In times where I lack the focus, I might simply seek to keep my focus by saying ‘Father’ or ‘Come Lord’ – not repetitively like a mantra, but just to draw my heart back into focus.

Practically, I tend to practice silence sitting upright or kneeling – basically, a position I won’t fall asleep in (because who doesn’t need more sleep?). At home, on retreat or on longer periods, I tend to either wear a blanket on my shoulders, or use a hooded top or wear my scapular (a monk’s hood). This, I find, focuses my intention and communicates to my mind/body that it’s prayer time! We know that monastics, but also the Jewish community, had this as a practice – a physical reminder of the call to the ‘work of God’ in prayer. I also use a gentle alarm, especially for longer periods of silence, to keep tabs on the day!

Like I say, though, this is not just a ‘be quiet in a quiet room’ practice. I’ve found that I can access that same focussed intention in other spheres, in the midst of the business of life, and this is where the silence is probably more valuable – the ability to ‘close my door and go into the room’ when I need to have a sense of what to do, how to speak, how to act or be.

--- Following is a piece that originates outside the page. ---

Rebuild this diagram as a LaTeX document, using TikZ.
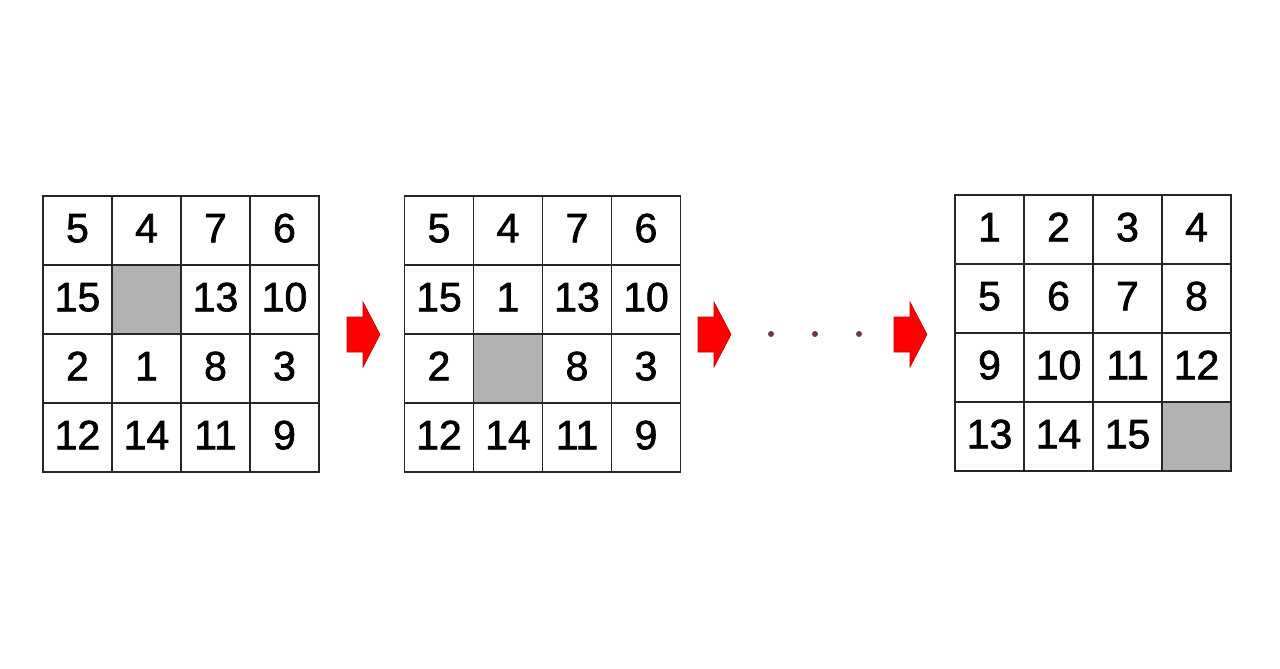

Finally, although I am an introvert, this practice isn’t about introversion. The quiet certainly rejuvenates me in lots of ways, but I can access that kind of quiet just being at home knitting or reading a book. This is the silence I believe that everyone somewhere on the scale of introversion and extraversion needs – I think silence is one of God’s favourite languages! It’s a beholding relationship, a place of being, of being known, being with my beloved and being loved. It’s the place of intimacy of God that no song, poem or text will do, I don’t think.

Might do a teaching day sometime soon…been a while since I’ve done one on silence.

It’s a countercultural spiritual discipline that may just be the answer to a lot of the world’s frenzied angst. Worth delving in.